Type de composants du sol

Taille des grains

Cailloux​

De 2 cm​ à 20 cm

Graviers​*

De 2 mm à 2 cm​

Sables​*

De 63 μm​ à 2 mm

Silts (limons)​*

De 2 μm​ à 63 mm

Argiles​*

< 2 μm​

* présent en Belgique

La terre crue est donc un mélange triphasique complexe, il est nécessaire de comprendre et de contrôler les interactions entre les 3 phases : solide (grains, liants), liquide (eau), gaz (air) afin d’obtenir les propriétés recherchées.

La nature de la terre détermine l’état hydrique adéquat pour sa mise en forme.

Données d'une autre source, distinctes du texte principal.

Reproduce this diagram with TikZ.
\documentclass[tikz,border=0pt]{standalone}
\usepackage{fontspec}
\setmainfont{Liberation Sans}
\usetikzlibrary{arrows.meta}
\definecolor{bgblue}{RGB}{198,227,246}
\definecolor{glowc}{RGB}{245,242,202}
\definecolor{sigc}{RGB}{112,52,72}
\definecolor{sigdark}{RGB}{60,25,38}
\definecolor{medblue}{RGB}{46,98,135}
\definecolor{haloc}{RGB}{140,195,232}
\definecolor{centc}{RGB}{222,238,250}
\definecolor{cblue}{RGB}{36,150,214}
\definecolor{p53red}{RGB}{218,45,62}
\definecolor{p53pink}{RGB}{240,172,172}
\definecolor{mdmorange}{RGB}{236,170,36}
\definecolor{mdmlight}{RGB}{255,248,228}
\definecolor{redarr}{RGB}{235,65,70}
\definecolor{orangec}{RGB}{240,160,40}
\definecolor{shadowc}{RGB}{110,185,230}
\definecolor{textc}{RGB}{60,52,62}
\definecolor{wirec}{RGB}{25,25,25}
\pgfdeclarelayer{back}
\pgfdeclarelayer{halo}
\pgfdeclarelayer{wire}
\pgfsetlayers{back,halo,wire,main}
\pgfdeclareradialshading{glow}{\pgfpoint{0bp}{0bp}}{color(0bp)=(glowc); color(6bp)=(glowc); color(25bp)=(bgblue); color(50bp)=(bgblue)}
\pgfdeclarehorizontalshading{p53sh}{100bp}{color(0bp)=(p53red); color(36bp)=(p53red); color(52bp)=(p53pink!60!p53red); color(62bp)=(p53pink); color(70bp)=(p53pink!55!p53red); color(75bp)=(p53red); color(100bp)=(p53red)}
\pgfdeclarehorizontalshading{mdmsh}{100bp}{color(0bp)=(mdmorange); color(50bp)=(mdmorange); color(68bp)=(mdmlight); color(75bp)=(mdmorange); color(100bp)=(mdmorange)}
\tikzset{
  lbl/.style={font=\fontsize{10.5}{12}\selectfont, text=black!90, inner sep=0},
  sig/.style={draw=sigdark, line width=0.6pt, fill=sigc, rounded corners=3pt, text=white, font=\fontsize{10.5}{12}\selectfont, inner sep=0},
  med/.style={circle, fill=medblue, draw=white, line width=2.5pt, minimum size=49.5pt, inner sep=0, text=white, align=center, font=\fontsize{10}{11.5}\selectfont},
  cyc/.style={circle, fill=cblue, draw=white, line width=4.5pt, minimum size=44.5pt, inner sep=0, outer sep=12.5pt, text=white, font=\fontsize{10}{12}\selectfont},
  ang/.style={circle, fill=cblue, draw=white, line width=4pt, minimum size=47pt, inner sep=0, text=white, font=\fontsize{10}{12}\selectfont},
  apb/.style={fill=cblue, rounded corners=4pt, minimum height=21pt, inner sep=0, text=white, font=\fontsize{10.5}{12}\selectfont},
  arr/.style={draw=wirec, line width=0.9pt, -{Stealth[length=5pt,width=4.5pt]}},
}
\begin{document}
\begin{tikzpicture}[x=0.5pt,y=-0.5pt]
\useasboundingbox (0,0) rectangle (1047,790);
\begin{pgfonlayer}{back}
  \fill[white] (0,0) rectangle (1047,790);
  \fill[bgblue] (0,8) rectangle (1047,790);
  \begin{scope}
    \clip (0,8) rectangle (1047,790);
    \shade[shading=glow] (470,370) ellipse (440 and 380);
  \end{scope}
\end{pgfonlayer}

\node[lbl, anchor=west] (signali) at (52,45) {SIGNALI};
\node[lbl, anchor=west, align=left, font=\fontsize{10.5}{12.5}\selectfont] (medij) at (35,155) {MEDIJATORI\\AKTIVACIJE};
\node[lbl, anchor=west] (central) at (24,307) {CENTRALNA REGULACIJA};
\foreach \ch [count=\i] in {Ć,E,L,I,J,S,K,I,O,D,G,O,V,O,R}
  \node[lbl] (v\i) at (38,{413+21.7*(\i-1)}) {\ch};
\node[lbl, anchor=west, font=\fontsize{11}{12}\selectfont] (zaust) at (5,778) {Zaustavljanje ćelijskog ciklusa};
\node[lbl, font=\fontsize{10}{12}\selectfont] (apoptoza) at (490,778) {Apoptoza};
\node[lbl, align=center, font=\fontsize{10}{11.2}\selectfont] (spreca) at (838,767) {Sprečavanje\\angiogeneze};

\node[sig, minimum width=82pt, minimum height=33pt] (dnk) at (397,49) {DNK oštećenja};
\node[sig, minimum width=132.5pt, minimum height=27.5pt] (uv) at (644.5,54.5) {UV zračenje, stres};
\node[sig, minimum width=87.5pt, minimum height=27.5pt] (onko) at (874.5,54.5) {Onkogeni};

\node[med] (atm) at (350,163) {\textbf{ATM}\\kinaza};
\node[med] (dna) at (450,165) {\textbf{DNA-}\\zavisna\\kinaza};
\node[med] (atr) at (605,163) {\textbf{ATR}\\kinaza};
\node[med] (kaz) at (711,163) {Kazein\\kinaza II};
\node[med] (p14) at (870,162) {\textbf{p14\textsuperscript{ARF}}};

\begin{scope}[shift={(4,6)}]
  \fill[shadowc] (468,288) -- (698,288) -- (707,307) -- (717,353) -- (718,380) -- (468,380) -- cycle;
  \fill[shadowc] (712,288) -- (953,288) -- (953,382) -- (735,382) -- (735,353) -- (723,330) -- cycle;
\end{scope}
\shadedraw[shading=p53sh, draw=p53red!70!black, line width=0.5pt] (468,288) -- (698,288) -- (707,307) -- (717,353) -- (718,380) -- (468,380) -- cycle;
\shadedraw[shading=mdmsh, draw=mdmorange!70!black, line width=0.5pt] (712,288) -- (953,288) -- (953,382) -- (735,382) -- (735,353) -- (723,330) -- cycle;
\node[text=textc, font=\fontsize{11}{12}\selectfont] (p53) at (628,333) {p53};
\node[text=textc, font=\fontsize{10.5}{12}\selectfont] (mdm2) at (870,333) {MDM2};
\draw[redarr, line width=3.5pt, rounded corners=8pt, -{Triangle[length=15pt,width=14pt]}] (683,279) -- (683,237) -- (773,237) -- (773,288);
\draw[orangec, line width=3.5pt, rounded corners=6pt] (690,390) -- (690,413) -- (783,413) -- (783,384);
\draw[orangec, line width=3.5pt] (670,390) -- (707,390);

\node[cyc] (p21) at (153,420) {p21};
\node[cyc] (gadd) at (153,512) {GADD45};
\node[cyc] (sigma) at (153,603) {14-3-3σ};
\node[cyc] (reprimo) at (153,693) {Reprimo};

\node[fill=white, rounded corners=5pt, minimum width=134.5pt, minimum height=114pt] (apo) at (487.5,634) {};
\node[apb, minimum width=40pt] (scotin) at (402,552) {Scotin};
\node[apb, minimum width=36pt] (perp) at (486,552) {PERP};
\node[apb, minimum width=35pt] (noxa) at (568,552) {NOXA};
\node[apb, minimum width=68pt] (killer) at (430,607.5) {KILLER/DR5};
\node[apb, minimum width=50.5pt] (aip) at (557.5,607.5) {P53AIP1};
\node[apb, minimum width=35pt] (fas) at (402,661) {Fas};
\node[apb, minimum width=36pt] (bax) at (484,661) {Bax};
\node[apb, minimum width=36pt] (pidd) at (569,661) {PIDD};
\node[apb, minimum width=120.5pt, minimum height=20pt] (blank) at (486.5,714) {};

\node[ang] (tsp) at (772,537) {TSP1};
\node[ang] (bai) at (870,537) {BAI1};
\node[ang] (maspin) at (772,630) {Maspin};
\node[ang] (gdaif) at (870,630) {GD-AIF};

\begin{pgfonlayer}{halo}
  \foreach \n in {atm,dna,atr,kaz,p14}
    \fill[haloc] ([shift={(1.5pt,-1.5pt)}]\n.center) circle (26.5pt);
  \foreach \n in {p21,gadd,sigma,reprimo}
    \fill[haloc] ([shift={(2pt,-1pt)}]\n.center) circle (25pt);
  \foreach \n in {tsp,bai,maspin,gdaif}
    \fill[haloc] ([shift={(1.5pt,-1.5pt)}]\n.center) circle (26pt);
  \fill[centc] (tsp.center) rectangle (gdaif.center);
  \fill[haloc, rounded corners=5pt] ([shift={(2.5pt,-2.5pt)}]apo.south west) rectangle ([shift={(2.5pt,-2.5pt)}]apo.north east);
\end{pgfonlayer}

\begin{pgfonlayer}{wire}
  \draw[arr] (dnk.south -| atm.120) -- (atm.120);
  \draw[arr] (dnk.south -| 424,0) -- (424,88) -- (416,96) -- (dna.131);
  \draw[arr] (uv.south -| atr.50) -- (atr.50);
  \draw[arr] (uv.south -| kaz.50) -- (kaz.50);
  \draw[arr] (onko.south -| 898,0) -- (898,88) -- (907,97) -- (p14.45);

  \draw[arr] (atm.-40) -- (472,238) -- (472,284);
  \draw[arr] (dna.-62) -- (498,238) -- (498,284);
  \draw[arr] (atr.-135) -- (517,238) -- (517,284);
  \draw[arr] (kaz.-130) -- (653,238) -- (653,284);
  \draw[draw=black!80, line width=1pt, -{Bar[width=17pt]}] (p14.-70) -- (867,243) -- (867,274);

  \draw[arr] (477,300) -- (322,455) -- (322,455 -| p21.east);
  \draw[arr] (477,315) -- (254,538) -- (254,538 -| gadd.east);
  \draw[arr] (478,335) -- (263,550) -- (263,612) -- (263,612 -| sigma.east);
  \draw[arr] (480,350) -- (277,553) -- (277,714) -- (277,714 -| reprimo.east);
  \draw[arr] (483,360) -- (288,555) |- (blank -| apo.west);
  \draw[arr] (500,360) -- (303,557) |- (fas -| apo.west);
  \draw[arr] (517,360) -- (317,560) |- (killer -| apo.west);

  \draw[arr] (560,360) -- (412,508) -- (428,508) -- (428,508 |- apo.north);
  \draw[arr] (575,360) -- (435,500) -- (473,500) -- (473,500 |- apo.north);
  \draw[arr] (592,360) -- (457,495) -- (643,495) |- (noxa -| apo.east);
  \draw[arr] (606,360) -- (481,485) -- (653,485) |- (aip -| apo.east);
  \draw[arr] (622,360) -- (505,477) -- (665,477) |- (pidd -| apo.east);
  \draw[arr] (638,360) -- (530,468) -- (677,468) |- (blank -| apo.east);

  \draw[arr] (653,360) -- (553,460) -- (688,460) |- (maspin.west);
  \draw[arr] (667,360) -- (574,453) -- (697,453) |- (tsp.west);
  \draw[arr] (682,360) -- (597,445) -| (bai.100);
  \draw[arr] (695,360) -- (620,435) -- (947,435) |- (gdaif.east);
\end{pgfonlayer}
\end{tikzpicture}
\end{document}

En effet, selon l’action requise pour la mise en forme (versement, compactage, tassage), différents états hydriques sont requis. L’état hydrique correspond au pourcentage d’eau contenu dans la matière. La matrice terre ci-dessous résume les états hydriques et les différentes actions possibles. Chaque technique de construction en terre crue utilise un ou plusieurs états hydriques associés à une action caractéristique.

Matrice Terre – 5 états hydriques – 3 actions

Matrice Terre – 5 états hydriques – 3 actions © Bruxelles environnement

Schéma des 15 types de Terres crues obtenues selon leur état hydrique et l’action à laquelle elles sont soumises. Les 5 états hydriques (avec teneur en eau croissante) sont : sec ; humide ; plastique ; visqueux ; liquide. Les 3 actions sont : verser ; tasser : compacter.

Quels sont les différents types de Terres et les techniques de construction ?

A chaque type de terre est associé une technique de construction. Au total, une dizaine de techniques principales existent. Elles se distinguent notamment en deux catégories : les techniques traditionnelles et les techniques modernisées.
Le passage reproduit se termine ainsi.